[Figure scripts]
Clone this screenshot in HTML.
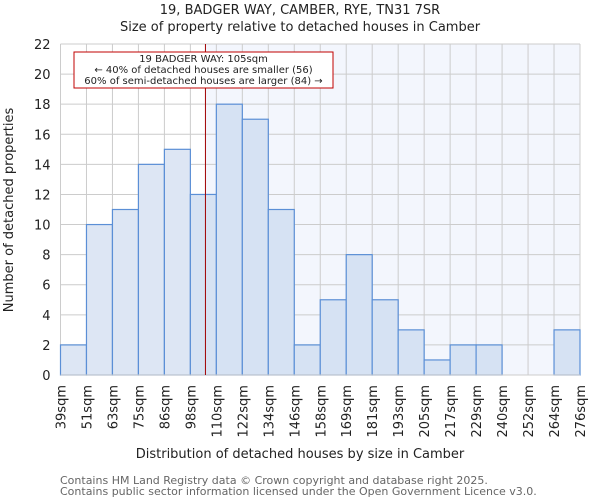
<!DOCTYPE html>
<html><head><meta charset="utf-8"><style>
body{margin:0;background:#fff;font-family:"DejaVu Sans","Liberation Sans",sans-serif;}
text{font-family:"DejaVu Sans","Liberation Sans",sans-serif;}
</style></head><body>
<svg id="c" width="600" height="500" xmlns="http://www.w3.org/2000/svg"></svg>
<script>
const binLabels=["39sqm","51sqm","63sqm","75sqm","86sqm","98sqm","110sqm","122sqm","134sqm","146sqm","158sqm","169sqm","181sqm","193sqm","205sqm","217sqm","229sqm","240sqm","252sqm","264sqm","276sqm"];
const counts=[2,10,11,14,15,12,18,17,11,2,5,8,5,3,1,2,2,0,0,3];
const yTicks=[0,2,4,6,8,10,12,14,16,18,20,22];
const propertyBinPos=5.58;
const svg=document.getElementById('c');
const NS='http://www.w3.org/2000/svg';
const L=60.5,R=580,T=44,B=375,yMax=22;
const n=counts.length,bw=(R-L)/n;
const x=i=>L+i*bw;
const y=v=>B-(v/yMax)*(B-T);
function el(tag,attrs,name,txt){const e=document.createElementNS(NS,tag);for(const k in attrs)e.setAttribute(k,attrs[k]);


if(txt!==undefined)e.textContent=txt;svg.appendChild(e);return e;}
const px=x(propertyBinPos);
el('rect',{x:px,y:T,width:R-px,height:B-T,fill:'#f3f6fd'},'larger-region-background');
yTicks.forEach(t=>{el('line',{x1:L,x2:R,y1:y(t),y2:y(t),stroke:'#cccccc','stroke-width':1},'y-gridline');
el('text',{x:L-10,y:y(t)+5,'text-anchor':'end','font-size':13,fill:'#222'},'y-tick-label',t);});
binLabels.forEach((lb,i)=>{el('line',{x1:x(i),x2:x(i),y1:T,y2:B,stroke:'#cccccc','stroke-width':1},'x-gridline');
const tx=x(i)+5;const ty=B+10;
el('text',{x:tx,y:ty,'text-anchor':'end','font-size':13,fill:'#222',transform:`rotate(-90 ${tx} ${ty})`},'x-tick-label',lb);});
counts.forEach((v,i)=>{const left=x(i)+bw<=px;
el('rect',{x:x(i),y:y(v),width:bw,height:B-y(v),fill:left?'#dde6f4':'#d6e2f3',stroke:'#5b8fd6','stroke-width':1.2},'bar-'+binLabels[i]);});
el('line',{x1:L,x2:R,y1:B,y2:B,stroke:'#ccc'},'x-axis');
el('line',{x1:px,x2:px,y1:T,y2:B,stroke:'#a00000','stroke-width':1},'property-marker-line');
el('rect',{x:74,y:52,width:259,height:36,fill:'#fff',stroke:'#c00000','stroke-width':1},'annotation-box');
el('text',{x:203.5,y:62,'text-anchor':'middle','font-size':10,fill:'#222'},'annotation-title','19 BADGER WAY: 105sqm');
el('text',{x:203.5,y:73,'text-anchor':'middle','font-size':10,fill:'#222'},'annotation-smaller','← 40% of detached houses are smaller (56)');
el('text',{x:203.5,y:84,'text-anchor':'middle','font-size':10,fill:'#222'},'annotation-larger','60% of semi-detached houses are larger (84) →');
el('text',{x:300,y:14,'text-anchor':'middle','font-size':13,fill:'#222'},'chart-title','19, BADGER WAY, CAMBER, RYE, TN31 7SR');
el('text',{x:300,y:31,'text-anchor':'middle','font-size':13,fill:'#222'},'chart-subtitle','Size of property relative to detached houses in Camber');
el('text',{x:300,y:458,'text-anchor':'middle','font-size':13,fill:'#222'},'x-axis-title','Distribution of detached houses by size in Camber');
el('text',{x:13,y:210,'text-anchor':'middle','font-size':13,fill:'#222',transform:'rotate(-90 13 210)'},'y-axis-title','Number of detached properties');
el('text',{x:60,y:484,'font-size':11,fill:'#666'},'footer-line-1','Contains HM Land Registry data © Crown copyright and database right 2025.');
el('text',{x:60,y:495,'font-size':11,fill:'#666'},'footer-line-2','Contains public sector information licensed under the Open Government Licence v3.0.');
</script>
</body></html>
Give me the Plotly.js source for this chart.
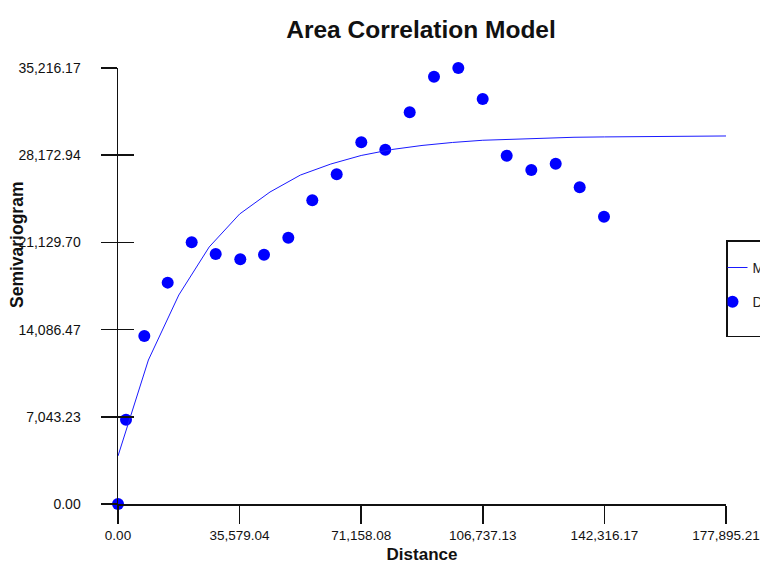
<!DOCTYPE html>
<html>
<head>
<meta charset="utf-8">
<script src="https://cdn.plot.ly/plotly-3.0.1.min.js"></script>
<style>html,body{margin:0;padding:0;background:#fff;}#chart{width:760px;height:564px;}</style>
</head>
<body>
<div id="chart"></div>
<script>
// Empirical semivariogram points
const dataDist = [0, 2340, 7700, 14540, 21560, 28590, 35780, 42720, 49830, 56850, 63990, 71190, 78210, 85350, 92460, 99570, 106710, 113730, 120930, 128070, 135090, 142200];
const dataGamma = [0, 6800, 13570, 17880, 21140, 20190, 19770, 20140, 21510, 24530, 26630, 29220, 28620, 31640, 34510, 35216.17, 32710, 28130, 26980, 27490, 25580, 23210];

// Fitted model curve (read vertices)
const modelDist = [0, 8895, 17790, 26684, 35579, 44474, 53369, 62263, 71158, 80053, 88948, 97842, 106737, 115632, 124527, 133421, 142316, 151211, 160106, 169000, 177895.21];
const modelGamma = [3880, 11630, 16880, 20760, 23420, 25200, 26570, 27460, 28150, 28630, 28960, 29200, 29380, 29480, 29560, 29620, 29650, 29680, 29700, 29715, 29725];

// Tick values / labels
const xTickVals = [0, 35579.04, 71158.08, 106737.13, 142316.17, 177895.21];
const xTickText = ["0.00", "35,579.04", "71,158.08", "106,737.13", "142,316.17", "177,895.21"];
const yTickVals = [0, 7043.23, 14086.47, 21129.70, 28172.94, 35216.17];
const yTickText = ["0.00", "7,043.23", "14,086.47", "21,129.70", "28,172.94", "35,216.17"];

const FONT = "Liberation Sans, Arial, sans-serif";

const traces = [
  {
    x: modelDist, y: modelGamma, name: "Model", type: "scatter", mode: "lines",
    line: {color: "#1a1aff", width: 1}, yaxis: "y2", legendgroup: "m", cliponaxis: false
  },
  {
    x: dataDist, y: dataGamma, name: "Data<br> ", type: "scatter", mode: "markers",
    marker: {color: "#0000ff", size: 12}, legendgroup: "d", cliponaxis: false
  }
];

const yaxisBase = {
  range: [0, 35216.17], tickmode: "array", tickvals: yTickVals,
  showgrid: false, zeroline: false, fixedrange: true
};

const layout = {
  width: 760, height: 564,
  margin: {l: 118, r: 34, t: 68, b: 60, autoexpand: false},
  paper_bgcolor: "#fff", plot_bgcolor: "#fff",
  font: {family: FONT, color: "#111", size: 14},
  title: {
    text: "<b>Area Correlation Model</b>",
    font: {family: FONT, size: 24.5, color: "#111"},
    x: 0.554, xanchor: "center", xref: "container",
    y: 1 - 29/564, yanchor: "middle", yref: "container"
  },
  xaxis: {
    range: [0, 177895.21], tickmode: "array", tickvals: xTickVals, ticktext: xTickText,
    showgrid: false, zeroline: false, showline: true, linecolor: "#111", linewidth: 1.5,
    ticks: "outside", ticklen: 18, tickwidth: 1.5, tickcolor: "#111",
    ticklabelstandoff: 0,
    tickfont: {family: FONT, size: 13.5, color: "#111"},
    title: {text: "<b>Distance</b>", font: {family: FONT, size: 17, color: "#111"}, standoff: 9}
  },
  yaxis: Object.assign({}, yaxisBase, {
    ticktext: yTickText, showline: true, linecolor: "#111", linewidth: 1.5,
    ticks: "outside", ticklen: 16, tickwidth: 1.5, tickcolor: "#111",
    ticklabelstandoff: 17,
    tickfont: {family: FONT, size: 14, color: "#111"}
  }),
  yaxis2: Object.assign({}, yaxisBase, {
    overlaying: "y", side: "left", showline: false,
    ticks: "inside", ticklen: 16, tickwidth: 1.5, tickcolor: "#111",
    showticklabels: false
  }),
  annotations: [{
    text: "<b>Semivariogram</b>", textangle: -90, showarrow: false,
    xref: "paper", yref: "paper", x: (17 - 118) / 608, y: (504 - 245) / 436,
    xanchor: "center", yanchor: "middle",
    font: {family: FONT, size: 17.5, color: "#111"}
  }],
  showlegend: true,
  legend: {
    x: 1, xanchor: "left", y: (504 - 240) / 436, yanchor: "top",
    bgcolor: "#fff", bordercolor: "#111", borderwidth: 1.5,
    font: {family: FONT, size: 14, color: "#222"},
    title: {text: "&nbsp;", font: {size: 8}},
    valign: "top",
    traceorder: "grouped", tracegroupgap: 13, indentation: -15
  }
};

Plotly.newPlot("chart", traces, layout, {displayModeBar: false, staticPlot: true});
</script>
</body>
</html>
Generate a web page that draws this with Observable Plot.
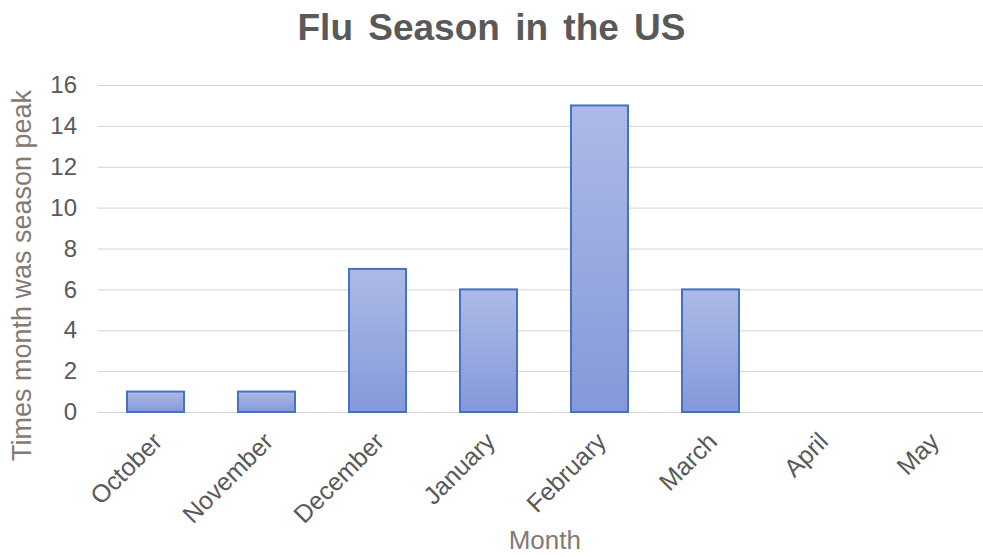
<!DOCTYPE html>
<html>
<head>
<meta charset="utf-8">
<script src="https://cdn.jsdelivr.net/npm/d3@7"></script>
<script src="https://cdn.jsdelivr.net/npm/@observablehq/plot@0.6"></script>
<style>
  html, body { margin: 0; padding: 0; background: #fff; }
  #wrap { position: relative; width: 983px; height: 557px; overflow: hidden; font-family: "Liberation Sans", Arial, sans-serif; }
  #title { position: absolute; left: 0; top: 9px; width: 983px; text-align: center; font-size: 37px; line-height: 37px; font-weight: bold; color: #595959; word-spacing: 5px; }
  #chart { position: absolute; left: 0; top: 60px; }
</style>
</head>
<body>
<div id="wrap">
  <div id="title">Flu Season in the US</div>
  <div id="chart"></div>
</div>
<script>
const months = ["October", "November", "December", "January", "February", "March", "April", "May"];
const peaks = [1, 1, 7, 6, 15, 6, 0, 0];
const yTicks = [0, 2, 4, 6, 8, 10, 12, 14, 16];
const yLabel = "Times month was season peak";
const xLabel = "Month";

const data = months.map((m, i) => ({month: m, value: peaks[i]}));
const barsData = data.filter(d => d.value > 0);

const plot = Plot.plot({
  width: 983,
  height: 497,
  marginTop: 25,
  marginBottom: 145,
  marginLeft: 97.5,
  marginRight: 0,
  style: {fontFamily: "Liberation Sans, Arial, sans-serif", background: "transparent"},
  x: {domain: months, range: [98.25, 990.25], paddingInner: 0.49, paddingOuter: 0.245},
  y: {domain: [0, 16]},
  marks: [
    Plot.gridY(yTicks, {stroke: "#d4d4d4", strokeOpacity: 1, strokeWidth: 1}),
    Plot.axisY(yTicks, {tickSize: 0, tickPadding: 21, fontSize: 24, fill: "#595959", label: null}),
    Plot.axisX(months, {tickSize: 0, tickRotate: -45, tickPadding: 8, dx: 2, dy: 17, fontSize: 25, fill: "#595959", label: null}),
    Plot.barY(barsData, {x: "month", y: "value", fill: "url(#barGrad)", stroke: "#4472c4", strokeWidth: 2}),
    Plot.text([yLabel], {text: d => d, frameAnchor: "left", dx: -75.5, dy: 26.5, rotate: -90, fontSize: 27, fill: "#847a74", textAnchor: "middle"}),
    Plot.text([xLabel], {text: d => d, frameAnchor: "bottom", dx: 4, dy: 136, fontSize: 26, fill: "#847a74", textAnchor: "middle"})
  ]
});

const ns = "http://www.w3.org/2000/svg";
const defs = document.createElementNS(ns, "defs");
const grad = document.createElementNS(ns, "linearGradient");
grad.setAttribute("id", "barGrad");
grad.setAttribute("x1", "0"); grad.setAttribute("y1", "0");
grad.setAttribute("x2", "0"); grad.setAttribute("y2", "1");
[["0%", "#adbae6"], ["100%", "#8499da"]].forEach(([o, c]) => {
  const s = document.createElementNS(ns, "stop");
  s.setAttribute("offset", o);
  s.setAttribute("stop-color", c);
  grad.appendChild(s);
});
defs.appendChild(grad);
plot.insertBefore(defs, plot.firstChild);

document.getElementById("chart").appendChild(plot);
</script>
</body>
</html>
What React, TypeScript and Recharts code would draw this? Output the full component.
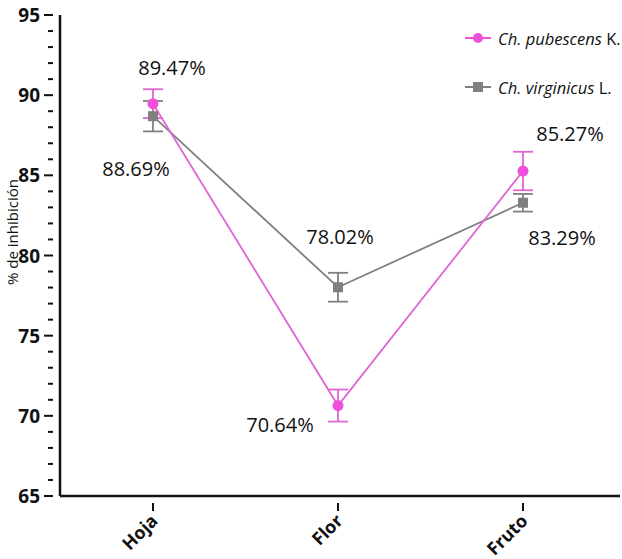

* [Task objective] With the pictures left out, restate word for word every line of the data above, from the first down to the line that contains "k in attrs)e.setAttribute(k,attrs[k]);".

* [Expected answer]
Clone this screenshot in HTML.
<!DOCTYPE html>
<html><head><meta charset="utf-8"><style>
body{margin:0;background:#fff;font-family:"DejaVu Sans","Liberation Sans",sans-serif;}
text{font-family:"DejaVu Sans","Liberation Sans",sans-serif;}
</style></head><body>
<svg id="c" width="600" height="500" xmlns="http://www.w3.org/2000/svg"></svg>
<script>
const binLabels=["39sqm","51sqm","63sqm","75sqm","86sqm","98sqm","110sqm","122sqm","134sqm","146sqm","158sqm","169sqm","181sqm","193sqm","205sqm","217sqm","229sqm","240sqm","252sqm","264sqm","276sqm"];
const counts=[2,10,11,14,15,12,18,17,11,2,5,8,5,3,1,2,2,0,0,3];
const yTicks=[0,2,4,6,8,10,12,14,16,18,20,22];
const propertyBinPos=5.58;
const svg=document.getElementById('c');
const NS='http://www.w3.org/2000/svg';
const L=60.5,R=580,T=44,B=375,yMax=22;
const n=counts.length,bw=(R-L)/n;
const x=i=>L+i*bw;
const y=v=>B-(v/yMax)*(B-T);
function el(tag,attrs,name,txt){const e=document.createElementNS(NS,tag);for(const k in attrs)e.setAttribute(k,attrs[k]);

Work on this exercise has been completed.